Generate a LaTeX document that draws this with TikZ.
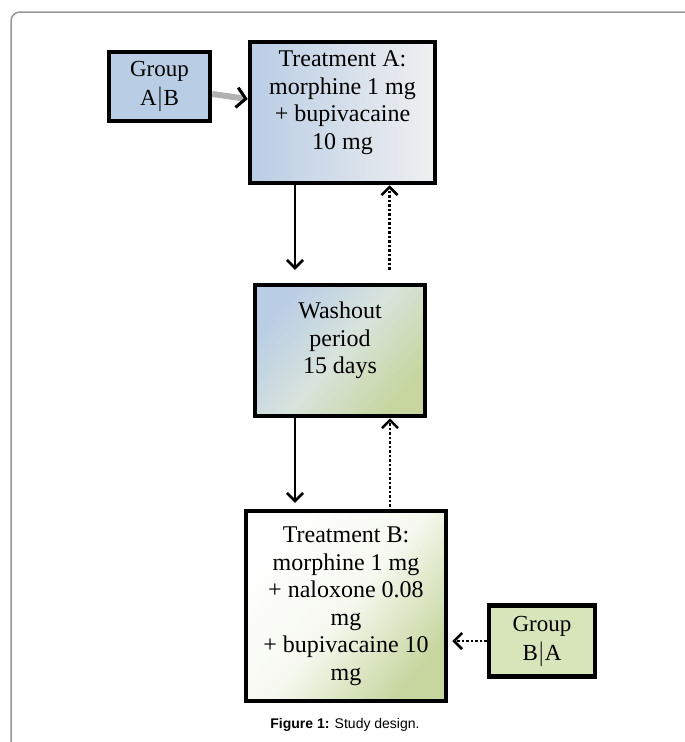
\documentclass[tikz,border=0pt]{standalone}
\usepackage{fontspec}
\setmainfont{Liberation Serif}
\newfontfamily\capfont{Liberation Sans}
\usepackage{tikz}
\usetikzlibrary{arrows.meta}
\definecolor{blueA}{RGB}{185,205,229}
\definecolor{greenA}{RGB}{198,214,158}
\definecolor{greenB}{RGB}{216,229,186}
\definecolor{frameGray}{RGB}{150,150,150}
\tikzset{
	box/.style 2 args={draw,line width=4.5pt,align=center,minimum width=#1,minimum height=#2,inner sep=2pt,font=\fontsize{24}{27.5}\selectfont},
	group/.style={font=\fontsize{23}{29}\selectfont},
	flow/.style={line width=2pt,-{Straight Barb[length=8pt,width=16pt,line width=2.5pt]}},
	back/.style={line width=2.5pt,dotted,-{Straight Barb[length=8pt,width=16pt,line width=2.5pt]}}
}
\begin{document}
\begin{tikzpicture}[x=1pt,y=-1pt]
						\useasboundingbox (0,0) rectangle (685,742);
						\draw [frameGray,line width=1.5pt,rounded corners=9pt] (686,12) -- (11,12) -- (11,743);

						\node [box={101pt}{69pt},group,fill=blueA] (grpAB) at (159.5,86.5) {Group\\A$|$B};
						\node [box={185pt}{141pt},left color=blueA,right color=white!94!black,text depth=25pt] (treatA) at (342.5,112.5) {Treatment A:\\morphine 1 mg\\+ bupivacaine\\10 mg};
						\node [box={170pt}{131pt},top color=blueA,bottom color=greenA,middle color=greenA!45!blueA!60!white,shading angle=50,text depth=25pt] (washout) at (340,350.5) {Washout\\period\\15 days};
						\node [box={200pt}{190pt},top color=white,bottom color=greenA,middle color=white!85!greenA,shading angle=50] (treatB) at (346,606) {Treatment B:\\morphine 1 mg\\+ naloxone 0.08\\mg\\+ bupivacaine 10\\mg};
						\node [box={106pt}{71pt},group,fill=greenB] (grpBA) at (542,641) {Group\\B$|$A};

						\draw [line width=6pt,gray!60,-{Straight Barb[length=9pt,width=20pt,line width=3pt,black]}] (grpAB) -- (treatA);
						\draw [flow,shorten >=13pt] ([xshift=-47.5pt]treatA.south) -- ([xshift=-47.5pt]treatA.south |- washout.north);
						\draw [back,shorten <=13pt] ([xshift=47pt]treatA.south |- washout.north) -- ([xshift=47pt]treatA.south);
						\draw [flow,shorten >=6pt] ([xshift=-45pt]washout.south) -- ([xshift=-45pt]washout.south |- treatB.north);
						\draw [back,shorten <=2pt] ([xshift=50pt]washout.south |- treatB.north) -- ([xshift=50pt]washout.south);
						\draw [back,shorten >=4pt] (grpBA.west) -- (grpBA.west -| treatB.east);

						\node [font=\capfont\fontsize{14}{16}\selectfont] (caption) at (345,725) {\textbf{Figure 1:} Study design.};
					\end{tikzpicture}
\end{document}
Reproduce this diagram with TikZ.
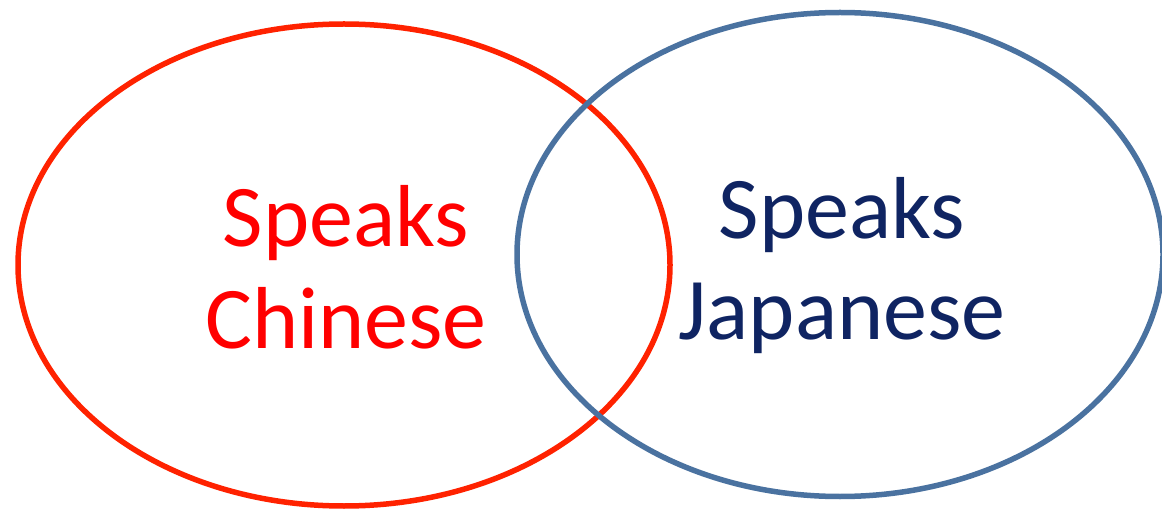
\documentclass[tikz,border=0pt]{standalone}
\usepackage{fontspec}
\setmainfont{Carlito}
\definecolor{redline}{HTML}{FF2200}
\definecolor{redtext}{HTML}{FF0000}
\definecolor{blueline}{HTML}{4A72A0}
\definecolor{bluetext}{HTML}{0F2462}
\tikzset{
  setred/.style={draw=redline, line width=5.5pt},
  setblue/.style={draw=blueline, line width=5.5pt},
  lab/.style={anchor=base, inner sep=0pt, font=\fontsize{88}{101}\selectfont},
}
\begin{document}
\begin{tikzpicture}[x=1pt,y=1pt]
\useasboundingbox (0,0) rectangle (1162,512);
\draw[setred] (344,247) ellipse [x radius=326, y radius=241];
\draw[setblue] (840,257.5) ellipse [x radius=323, y radius=242];
\node[lab, text=redtext] (cn1) at (346,265) {Speaks};
\node[lab, text=redtext] (cn2) at (346,164) {Chinese};
\node[lab, text=bluetext] (jp1) at (842,273) {Speaks};
\node[lab, text=bluetext] (jp2) at (842,172) {Japanese};
\end{tikzpicture}
\end{document}
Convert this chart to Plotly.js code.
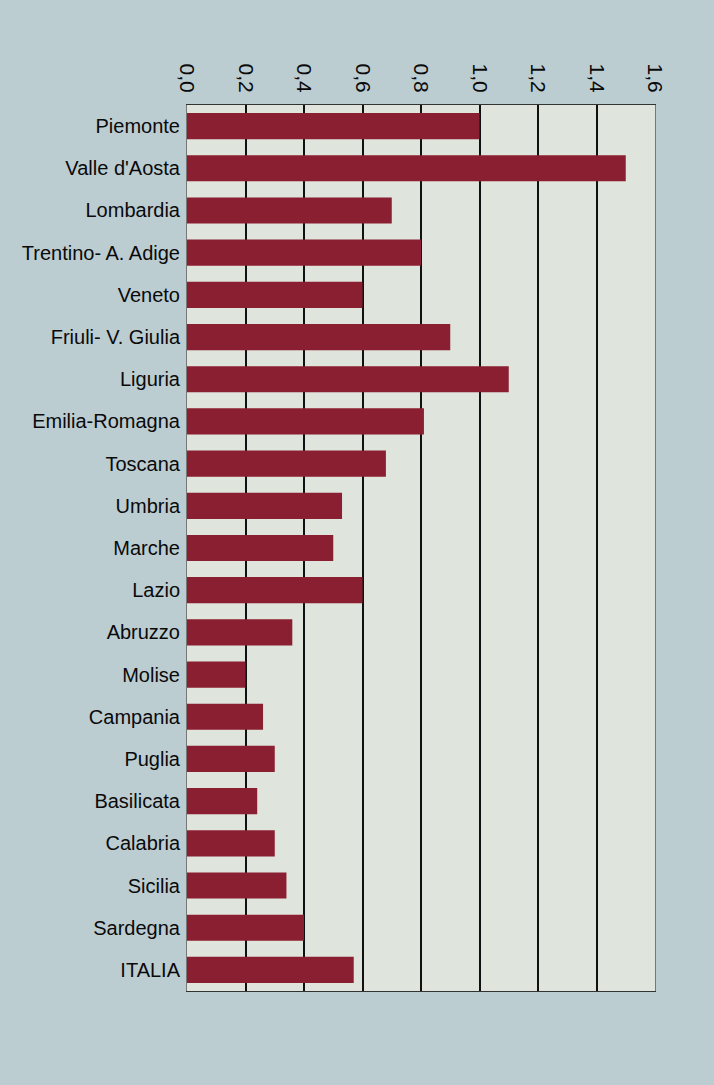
<!DOCTYPE html>
<html>
<head>
<meta charset="utf-8">
<script src="https://cdn.plot.ly/plotly-3.0.1.min.js"></script>
<style>
html,body{margin:0;padding:0;background:#bccdd2;}
#chart{width:714px;height:1085px;}
</style>
</head>
<body>
<div id="chart"></div>
<script>
const regions = ["Piemonte","Valle d'Aosta","Lombardia","Trentino- A. Adige","Veneto","Friuli- V. Giulia","Liguria","Emilia-Romagna","Toscana","Umbria","Marche","Lazio","Abruzzo","Molise","Campania","Puglia","Basilicata","Calabria","Sicilia","Sardegna","ITALIA"];
const values = [1.0,1.5,0.7,0.8,0.6,0.9,1.1,0.81,0.68,0.53,0.5,0.6,0.36,0.2,0.26,0.3,0.24,0.3,0.34,0.4,0.57];
const tickVals = [0,0.2,0.4,0.6,0.8,1.0,1.2,1.4,1.6];
const tickText = ["0,0","0,2","0,4","0,6","0,8","1,0","1,2","1,4","1,6"];

const trace = {
  type: 'bar',
  orientation: 'h',
  x: values,
  y: regions,
  marker: {color: '#8a1f31', line: {width: 0}},
  hoverinfo: 'x+y'
};

const layout = {
  width: 714,
  height: 1085,
  paper_bgcolor: '#bccdd2',
  plot_bgcolor: '#dfe4dc',
  margin: {l: 187, r: 59, t: 105, b: 94},
  bargap: 0.38,
  showlegend: false,
  font: {family: 'Liberation Sans, Arial, sans-serif', color: '#0a0a0a', size: 21},
  xaxis: {
    side: 'top',
    range: [0, 1.6],
    tickvals: tickVals,
    ticktext: tickText,
    tickangle: 90,
    showgrid: true,
    gridcolor: '#111111',
    gridwidth: 2,
    zeroline: false,
    showline: true,
    linecolor: '#333333',
    linewidth: 1,
    mirror: true,
    ticks: '',
    ticklabelstandoff: 4,
    tickfont: {size: 21, color: '#0a0a0a'}
  },
  yaxis: {
    type: 'category',
    autorange: 'reversed',
    showgrid: false,
    zeroline: false,
    showline: true,
    linecolor: '#777777',
    linewidth: 1,
    mirror: true,
    ticks: '',
    ticklabelstandoff: 2,
    tickfont: {size: 20, color: '#0a0a0a'}
  }
};

Plotly.newPlot('chart', [trace], layout, {displayModeBar: false, staticPlot: true});
</script>
</body>
</html>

Your goal: Reproduce every line precisely as given, omitting all pictures.

The answer:
Generate a LaTeX document that draws this with TikZ.
\documentclass[tikz,border=0pt]{standalone}
\usepackage{fontspec}
\setmainfont{Liberation Serif}
\newfontfamily\capfont{Liberation Sans}
\usepackage{tikz}
\usetikzlibrary{arrows.meta}
\definecolor{blueA}{RGB}{185,205,229}
\definecolor{greenA}{RGB}{198,214,158}
\definecolor{greenB}{RGB}{216,229,186}
\definecolor{frameGray}{RGB}{150,150,150}
\tikzset{
	box/.style 2 args={draw,line width=4.5pt,align=center,minimum width=#1,minimum height=#2,inner sep=2pt,font=\fontsize{24}{27.5}\selectfont},
	group/.style={font=\fontsize{23}{29}\selectfont},
	flow/.style={line width=2pt,-{Straight Barb[length=8pt,width=16pt,line width=2.5pt]}},
	back/.style={line width=2.5pt,dotted,-{Straight Barb[length=8pt,width=16pt,line width=2.5pt]}}
}
\begin{document}
\begin{tikzpicture}[x=1pt,y=-1pt]
						\useasboundingbox (0,0) rectangle (685,742);
						\draw [frameGray,line width=1.5pt,rounded corners=9pt] (686,12) -- (11,12) -- (11,743);

						\node [box={101pt}{69pt},group,fill=blueA] (grpAB) at (159.5,86.5) {Group\\A$|$B};
						\node [box={185pt}{141pt},left color=blueA,right color=white!94!black,text depth=25pt] (treatA) at (342.5,112.5) {Treatment A:\\morphine 1 mg\\+ bupivacaine\\10 mg};
						\node [box={170pt}{131pt},top color=blueA,bottom color=greenA,middle color=greenA!45!blueA!60!white,shading angle=50,text depth=25pt] (washout) at (340,350.5) {Washout\\period\\15 days};
						\node [box={200pt}{190pt},top color=white,bottom color=greenA,middle color=white!85!greenA,shading angle=50] (treatB) at (346,606) {Treatment B:\\morphine 1 mg\\+ naloxone 0.08\\mg\\+ bupivacaine 10\\mg};
						\node [box={106pt}{71pt},group,fill=greenB] (grpBA) at (542,641) {Group\\B$|$A};

						\draw [line width=6pt,gray!60,-{Straight Barb[length=9pt,width=20pt,line width=3pt,black]}] (grpAB) -- (treatA);
						\draw [flow,shorten >=13pt] ([xshift=-47.5pt]treatA.south) -- ([xshift=-47.5pt]treatA.south |- washout.north);
						\draw [back,shorten <=13pt] ([xshift=47pt]treatA.south |- washout.north) -- ([xshift=47pt]treatA.south);
						\draw [flow,shorten >=6pt] ([xshift=-45pt]washout.south) -- ([xshift=-45pt]washout.south |- treatB.north);
						\draw [back,shorten <=2pt] ([xshift=50pt]washout.south |- treatB.north) -- ([xshift=50pt]washout.south);
						\draw [back,shorten >=4pt] (grpBA.west) -- (grpBA.west -| treatB.east);

						\node [font=\capfont\fontsize{14}{16}\selectfont] (caption) at (345,725) {\textbf{Figure 1:} Study design.};
					\end{tikzpicture}
\end{document}
Reproduce this diagram with TikZ.
\documentclass[tikz,border=0pt]{standalone}
\usepackage{fontspec}
\setmainfont{Carlito}
\definecolor{redline}{HTML}{FF2200}
\definecolor{redtext}{HTML}{FF0000}
\definecolor{blueline}{HTML}{4A72A0}
\definecolor{bluetext}{HTML}{0F2462}
\tikzset{
  setred/.style={draw=redline, line width=5.5pt},
  setblue/.style={draw=blueline, line width=5.5pt},
  lab/.style={anchor=base, inner sep=0pt, font=\fontsize{88}{101}\selectfont},
}
\begin{document}
\begin{tikzpicture}[x=1pt,y=1pt]
\useasboundingbox (0,0) rectangle (1162,512);
\draw[setred] (344,247) ellipse [x radius=326, y radius=241];
\draw[setblue] (840,257.5) ellipse [x radius=323, y radius=242];
\node[lab, text=redtext] (cn1) at (346,265) {Speaks};
\node[lab, text=redtext] (cn2) at (346,164) {Chinese};
\node[lab, text=bluetext] (jp1) at (842,273) {Speaks};
\node[lab, text=bluetext] (jp2) at (842,172) {Japanese};
\end{tikzpicture}
\end{document}
Convert this chart to Plotly.js code.
<!DOCTYPE html>
<html>
<head>
<meta charset="utf-8">
<script src="https://cdn.plot.ly/plotly-3.0.1.min.js"></script>
<style>
html,body{margin:0;padding:0;background:#bccdd2;}
#chart{width:714px;height:1085px;}
</style>
</head>
<body>
<div id="chart"></div>
<script>
const regions = ["Piemonte","Valle d'Aosta","Lombardia","Trentino- A. Adige","Veneto","Friuli- V. Giulia","Liguria","Emilia-Romagna","Toscana","Umbria","Marche","Lazio","Abruzzo","Molise","Campania","Puglia","Basilicata","Calabria","Sicilia","Sardegna","ITALIA"];
const values = [1.0,1.5,0.7,0.8,0.6,0.9,1.1,0.81,0.68,0.53,0.5,0.6,0.36,0.2,0.26,0.3,0.24,0.3,0.34,0.4,0.57];
const tickVals = [0,0.2,0.4,0.6,0.8,1.0,1.2,1.4,1.6];
const tickText = ["0,0","0,2","0,4","0,6","0,8","1,0","1,2","1,4","1,6"];

const trace = {
  type: 'bar',
  orientation: 'h',
  x: values,
  y: regions,
  marker: {color: '#8a1f31', line: {width: 0}},
  hoverinfo: 'x+y'
};

const layout = {
  width: 714,
  height: 1085,
  paper_bgcolor: '#bccdd2',
  plot_bgcolor: '#dfe4dc',
  margin: {l: 187, r: 59, t: 105, b: 94},
  bargap: 0.38,
  showlegend: false,
  font: {family: 'Liberation Sans, Arial, sans-serif', color: '#0a0a0a', size: 21},
  xaxis: {
    side: 'top',
    range: [0, 1.6],
    tickvals: tickVals,
    ticktext: tickText,
    tickangle: 90,
    showgrid: true,
    gridcolor: '#111111',
    gridwidth: 2,
    zeroline: false,
    showline: true,
    linecolor: '#333333',
    linewidth: 1,
    mirror: true,
    ticks: '',
    ticklabelstandoff: 4,
    tickfont: {size: 21, color: '#0a0a0a'}
  },
  yaxis: {
    type: 'category',
    autorange: 'reversed',
    showgrid: false,
    zeroline: false,
    showline: true,
    linecolor: '#777777',
    linewidth: 1,
    mirror: true,
    ticks: '',
    ticklabelstandoff: 2,
    tickfont: {size: 20, color: '#0a0a0a'}
  }
};

Plotly.newPlot('chart', [trace], layout, {displayModeBar: false, staticPlot: true});
</script>
</body>
</html>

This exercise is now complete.